National Infrastructures Minister Uzi Landau said the pipeline attack marked another blow to Egyptian-Israeli commercial ties.

“The most important economic connection between Israel and Egypt is eroding,” Landau said. “Electricity disruptions are not expected since we have other reserves, but energy will be more expensive.”

He said the price would increase by about 20 percent due to the use of gasoline and diesel fuel rather than gas, adding his job was to “maintain the supply of electricity” to Israel.

“Israel was ready to allow Egypt to deploy more forces in Sinai to secure the pipeline, even at the beginning of the Egyptian uprising, in opposition to the peace agreement,” he explained. “But I recommend against interfering since our neighboring country’s situation is not simple. Israel needs to rely on herself and the Tamar reserves can supply [the country’s gas] needs for the next 25 years.”
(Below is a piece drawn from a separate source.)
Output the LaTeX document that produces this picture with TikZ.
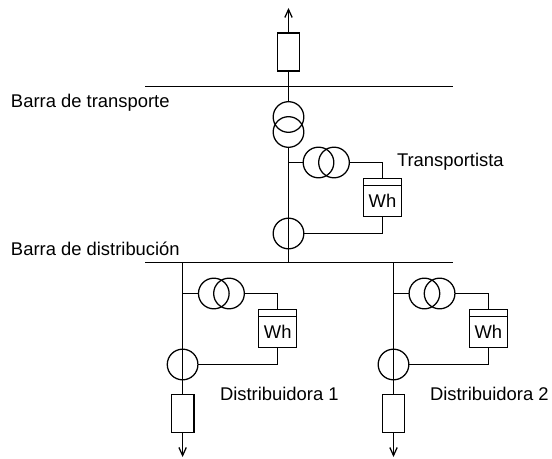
\documentclass[tikz,border=0pt]{standalone}
\usepackage{fontspec}
\setmainfont{Liberation Sans}
\usetikzlibrary{arrows.meta}
\tikzset{
 x=0.75pt,y=-0.75pt,
 wire/.style={draw=black,line width=0.95pt},
 ring/.style={circle,draw=black,line width=0.95pt,minimum size=23pt,inner sep=0pt,outer sep=0pt},
 fuse/.style={rectangle,draw=black,line width=0.95pt,minimum width=17pt,minimum height=28.5pt,inner sep=0pt,outer sep=0pt},
 meter/.style={rectangle,draw=black,line width=0.95pt,minimum width=28.5pt,minimum height=28.5pt,inner sep=0pt,outer sep=0pt},
 lbl/.style={inner sep=0pt,outer sep=0pt,anchor=base west,font=\fontsize{13.8pt}{16pt}\selectfont},
 wh/.style={inner sep=0pt,outer sep=0pt,anchor=base,font=\fontsize{13.8pt}{16pt}\selectfont},
 tip/.style={-{Straight Barb[length=6pt,width=5.5pt,line width=0.95pt]}},
}
\begin{document}
\begin{tikzpicture}
\useasboundingbox (0,0) rectangle (552,459);
% buses
\coordinate (b1l) at (145,86.5); \coordinate (b1r) at (453,86.5);
\coordinate (b2l) at (145,262.5); \coordinate (b2r) at (453,262.5);
\draw[wire] (b1l) -- (b1r);
\draw[wire] (b2l) -- (b2r);
\coordinate (b1m) at (288.5,86.5); \coordinate (b2m) at (288.5,262.5);
% main feeder
\coordinate (up) at (288.5,8);
\node[fuse] (F) at (288.5,52) {};
\draw[wire,tip] (F.north) -- (up);
\draw[wire] (F.south) -- (b1m);
\node[ring] (T1) at (288.5,117) {};
\node[ring] (T2) at (288.5,132) {};
\draw[wire] (b1m) -- (T1.north);
\draw[wire] (T2.south) -- (b2m);
\coordinate (j0) at (288.5,162.5);
\node[ring] (V1) at (318.5,162.5) {};
\node[ring] (V2) at (334,162.5) {};
\draw[wire] (j0) -- (V1.west);
\node[meter] (M) at (382.5,197.5) {};
\node[wh] (Mt) at (382.5,207.3) {Wh};
\draw[wire] ([yshift=-5.25pt]M.north west) -- ([yshift=-5.25pt]M.north east);
\draw[wire] (V2.east) -| (M.north);
\node[ring] (C) at (288.5,233.5) {};
\draw[wire] (C.east) -| (M.south);
% left branch
\coordinate (lt) at (182.6,262.5);
\coordinate (lj) at (182.6,293.5);
\node[fuse] (LF) at (182.6,413.3) {};
\coordinate (ldown) at (182.6,457);
\draw[wire] (lt) -- (LF.north);
\draw[wire,tip] (LF.south) -- (ldown);
\node[ring] (LV1) at (213.8,293.5) {};
\node[ring] (LV2) at (229,293.5) {};
\draw[wire] (lj) -- (LV1.west);
\node[meter] (LM) at (277.7,328.3) {};
\node[wh] (LMt) at (277.7,338.3) {Wh};
\draw[wire] ([yshift=-5.25pt]LM.north west) -- ([yshift=-5.25pt]LM.north east);
\draw[wire] (LV2.east) -| (LM.north);
\node[ring] (LC) at (182.6,364.5) {};
\draw[wire] (LC.east) -| (LM.south);
% right branch
\coordinate (rt) at (393.5,262.5);
\coordinate (rj) at (393.5,293.5);
\node[fuse] (RF) at (393.5,413.3) {};
\coordinate (rdown) at (393.5,457);
\draw[wire] (rt) -- (RF.north);
\draw[wire,tip] (RF.south) -- (rdown);
\node[ring] (RV1) at (424.4,293.5) {};
\node[ring] (RV2) at (439.6,293.5) {};
\draw[wire] (rj) -- (RV1.west);
\node[meter] (RM) at (488.3,328.3) {};
\node[wh] (RMt) at (488.3,338.3) {Wh};
\draw[wire] ([yshift=-5.25pt]RM.north west) -- ([yshift=-5.25pt]RM.north east);
\draw[wire] (RV2.east) -| (RM.north);
\node[ring] (RC) at (393.5,364.5) {};
\draw[wire] (RC.east) -| (RM.south);
% labels
\node[lbl] (l1) at (11,107.7) {Barra de transporte};
\node[lbl] (l2) at (11,256) {Barra de distribución};
\node[lbl] (l3) at (397,166.7) {Transportista};
\node[lbl] (l4) at (220,400.5) {Distribuidora 1};
\node[lbl] (l5) at (430,400.5) {Distribuidora 2};
\end{tikzpicture}
\end{document}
Egypt’s Nile television said flames from the station could be seen up to 20 kilometers away.

It gave no details on the causes of the explosion or the extent of damage, but said the security guard and some members of his family were believed to have been hurt.

MENA said the station pumps gas to another station in an area called Sheikh Zwayed, which then transfers the gas to Israel. The agency had earlier reported that the station was used to “export Egyptian gas abroad.”
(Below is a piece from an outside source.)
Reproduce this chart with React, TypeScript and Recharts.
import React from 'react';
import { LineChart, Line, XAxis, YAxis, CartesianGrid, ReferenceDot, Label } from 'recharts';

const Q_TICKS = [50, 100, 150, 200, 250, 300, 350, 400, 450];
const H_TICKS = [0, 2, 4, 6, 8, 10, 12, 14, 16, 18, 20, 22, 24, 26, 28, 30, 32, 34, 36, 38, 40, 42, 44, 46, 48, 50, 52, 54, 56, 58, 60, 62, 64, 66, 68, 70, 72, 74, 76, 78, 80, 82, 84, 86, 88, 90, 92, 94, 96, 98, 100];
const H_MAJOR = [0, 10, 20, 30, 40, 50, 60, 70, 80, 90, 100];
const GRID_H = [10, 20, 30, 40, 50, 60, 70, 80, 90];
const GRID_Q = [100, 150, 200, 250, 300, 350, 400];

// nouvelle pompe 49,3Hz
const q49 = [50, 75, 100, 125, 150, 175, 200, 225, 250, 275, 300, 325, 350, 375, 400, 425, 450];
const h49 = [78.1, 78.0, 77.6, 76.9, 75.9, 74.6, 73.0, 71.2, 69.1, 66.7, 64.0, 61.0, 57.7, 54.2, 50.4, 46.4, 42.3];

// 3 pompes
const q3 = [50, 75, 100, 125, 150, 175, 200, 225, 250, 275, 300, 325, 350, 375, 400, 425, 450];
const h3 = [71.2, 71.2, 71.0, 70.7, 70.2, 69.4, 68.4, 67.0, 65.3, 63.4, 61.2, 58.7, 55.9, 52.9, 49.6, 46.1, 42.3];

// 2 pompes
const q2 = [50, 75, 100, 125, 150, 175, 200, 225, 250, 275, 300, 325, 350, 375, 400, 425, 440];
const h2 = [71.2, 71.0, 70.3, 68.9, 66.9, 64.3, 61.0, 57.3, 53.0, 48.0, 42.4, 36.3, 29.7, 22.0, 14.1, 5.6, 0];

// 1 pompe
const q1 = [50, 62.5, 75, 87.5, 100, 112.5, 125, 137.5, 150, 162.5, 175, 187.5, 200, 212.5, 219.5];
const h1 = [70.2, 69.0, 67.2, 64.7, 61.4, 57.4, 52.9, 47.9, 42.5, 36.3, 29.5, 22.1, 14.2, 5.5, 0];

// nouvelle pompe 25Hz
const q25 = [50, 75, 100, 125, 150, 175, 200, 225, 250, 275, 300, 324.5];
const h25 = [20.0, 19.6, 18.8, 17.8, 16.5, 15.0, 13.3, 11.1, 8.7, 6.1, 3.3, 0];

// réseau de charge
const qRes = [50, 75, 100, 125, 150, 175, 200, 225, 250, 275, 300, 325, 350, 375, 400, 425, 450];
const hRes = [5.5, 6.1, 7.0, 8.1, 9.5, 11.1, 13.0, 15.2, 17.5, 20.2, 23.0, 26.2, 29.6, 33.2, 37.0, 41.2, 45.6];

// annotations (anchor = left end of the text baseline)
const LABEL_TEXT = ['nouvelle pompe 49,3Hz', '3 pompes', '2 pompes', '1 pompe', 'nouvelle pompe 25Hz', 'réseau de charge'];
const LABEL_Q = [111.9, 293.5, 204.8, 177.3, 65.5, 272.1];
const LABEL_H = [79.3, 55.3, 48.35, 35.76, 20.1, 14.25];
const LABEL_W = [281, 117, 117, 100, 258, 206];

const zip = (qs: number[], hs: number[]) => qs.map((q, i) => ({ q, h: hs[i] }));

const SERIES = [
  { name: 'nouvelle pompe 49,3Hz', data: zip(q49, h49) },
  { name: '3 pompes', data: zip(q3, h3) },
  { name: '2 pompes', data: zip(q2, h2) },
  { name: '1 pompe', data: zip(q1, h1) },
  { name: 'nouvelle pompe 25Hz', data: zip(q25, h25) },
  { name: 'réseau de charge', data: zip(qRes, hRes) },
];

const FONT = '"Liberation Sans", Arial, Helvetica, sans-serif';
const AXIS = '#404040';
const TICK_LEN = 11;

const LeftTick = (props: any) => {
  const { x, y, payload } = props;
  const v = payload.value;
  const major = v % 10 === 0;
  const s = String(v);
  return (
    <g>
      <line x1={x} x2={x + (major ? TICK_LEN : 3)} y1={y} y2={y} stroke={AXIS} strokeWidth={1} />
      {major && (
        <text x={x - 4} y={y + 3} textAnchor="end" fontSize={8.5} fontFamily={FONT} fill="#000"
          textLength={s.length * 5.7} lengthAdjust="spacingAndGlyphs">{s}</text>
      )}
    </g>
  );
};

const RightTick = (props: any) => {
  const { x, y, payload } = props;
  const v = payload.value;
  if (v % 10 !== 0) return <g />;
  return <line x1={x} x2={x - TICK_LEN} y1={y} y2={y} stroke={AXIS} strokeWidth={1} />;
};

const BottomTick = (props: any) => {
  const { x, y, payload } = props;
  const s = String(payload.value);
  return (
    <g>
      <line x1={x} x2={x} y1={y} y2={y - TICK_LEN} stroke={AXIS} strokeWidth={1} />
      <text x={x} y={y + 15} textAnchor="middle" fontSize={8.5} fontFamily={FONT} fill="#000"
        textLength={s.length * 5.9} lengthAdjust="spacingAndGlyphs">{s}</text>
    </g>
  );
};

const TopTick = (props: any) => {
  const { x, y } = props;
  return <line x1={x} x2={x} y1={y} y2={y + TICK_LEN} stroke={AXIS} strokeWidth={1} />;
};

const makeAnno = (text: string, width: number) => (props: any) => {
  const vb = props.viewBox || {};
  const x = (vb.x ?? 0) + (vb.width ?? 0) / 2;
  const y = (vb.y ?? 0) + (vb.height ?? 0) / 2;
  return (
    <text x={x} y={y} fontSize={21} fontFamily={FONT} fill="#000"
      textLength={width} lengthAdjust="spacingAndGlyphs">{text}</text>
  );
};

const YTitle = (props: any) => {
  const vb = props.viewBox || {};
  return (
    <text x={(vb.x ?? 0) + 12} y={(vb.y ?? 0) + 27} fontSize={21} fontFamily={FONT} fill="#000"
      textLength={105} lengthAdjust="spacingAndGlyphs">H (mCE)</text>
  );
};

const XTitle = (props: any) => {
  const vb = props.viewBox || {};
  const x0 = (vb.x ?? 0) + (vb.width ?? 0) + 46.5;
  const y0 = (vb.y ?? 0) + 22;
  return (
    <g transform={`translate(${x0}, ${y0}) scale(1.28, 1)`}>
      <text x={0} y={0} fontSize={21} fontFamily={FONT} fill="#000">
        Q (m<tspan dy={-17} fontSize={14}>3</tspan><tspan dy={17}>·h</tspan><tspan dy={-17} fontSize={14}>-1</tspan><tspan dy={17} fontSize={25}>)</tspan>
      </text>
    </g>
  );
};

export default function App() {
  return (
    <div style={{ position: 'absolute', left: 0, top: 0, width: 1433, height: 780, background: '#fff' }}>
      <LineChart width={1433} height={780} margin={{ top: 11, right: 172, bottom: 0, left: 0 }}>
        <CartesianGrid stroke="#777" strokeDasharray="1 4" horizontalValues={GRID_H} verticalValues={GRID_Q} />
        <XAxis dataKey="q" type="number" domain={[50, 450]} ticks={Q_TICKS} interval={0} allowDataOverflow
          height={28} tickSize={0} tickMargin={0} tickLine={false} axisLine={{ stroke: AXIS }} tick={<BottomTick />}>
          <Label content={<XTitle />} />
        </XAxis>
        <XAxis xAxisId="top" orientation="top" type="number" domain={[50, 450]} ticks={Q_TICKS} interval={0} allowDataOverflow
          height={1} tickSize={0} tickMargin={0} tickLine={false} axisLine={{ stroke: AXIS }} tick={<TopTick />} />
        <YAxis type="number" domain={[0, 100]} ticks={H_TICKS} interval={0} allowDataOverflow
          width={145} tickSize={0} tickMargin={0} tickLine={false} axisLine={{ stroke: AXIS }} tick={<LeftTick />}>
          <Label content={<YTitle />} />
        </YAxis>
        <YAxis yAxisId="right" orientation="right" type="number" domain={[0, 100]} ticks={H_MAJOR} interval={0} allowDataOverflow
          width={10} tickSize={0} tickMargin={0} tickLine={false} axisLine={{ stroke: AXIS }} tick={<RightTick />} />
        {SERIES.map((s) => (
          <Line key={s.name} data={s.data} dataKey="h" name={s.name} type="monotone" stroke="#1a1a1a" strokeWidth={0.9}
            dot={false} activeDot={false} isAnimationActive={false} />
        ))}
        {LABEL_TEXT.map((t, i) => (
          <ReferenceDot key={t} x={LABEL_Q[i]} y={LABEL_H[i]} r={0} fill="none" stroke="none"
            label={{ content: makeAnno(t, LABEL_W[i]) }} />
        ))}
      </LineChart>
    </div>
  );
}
Egypt has been trying to renegotiate gas prices with Israel and Jordan after former president Hosni Mubarak was forced to step down in February amid charges of corruption, including selling gas to Israel at below market prices.

Israel says it pays market rates.

MENA said that the governor of Northern Sinai and the area’s security chief arrived on the scene as security forces searched for those responsible, and that fire trucks were trying to contain the flames.

Egypt’s gas transport company, Gasco, a subsidiary of the national gas company EGAS, has been finalizing repairs on a pipeline that supplies gas to Israel and Egypt, and was expected to complete the work over the weekend.

A security source said after the blast on July 4 that men in a small truck who were armed with machine guns forced guards at the station to flee, and then planted explosive charges.

Previous attacks on the pipeline on April 27 and February 5 forced its closure for several weeks.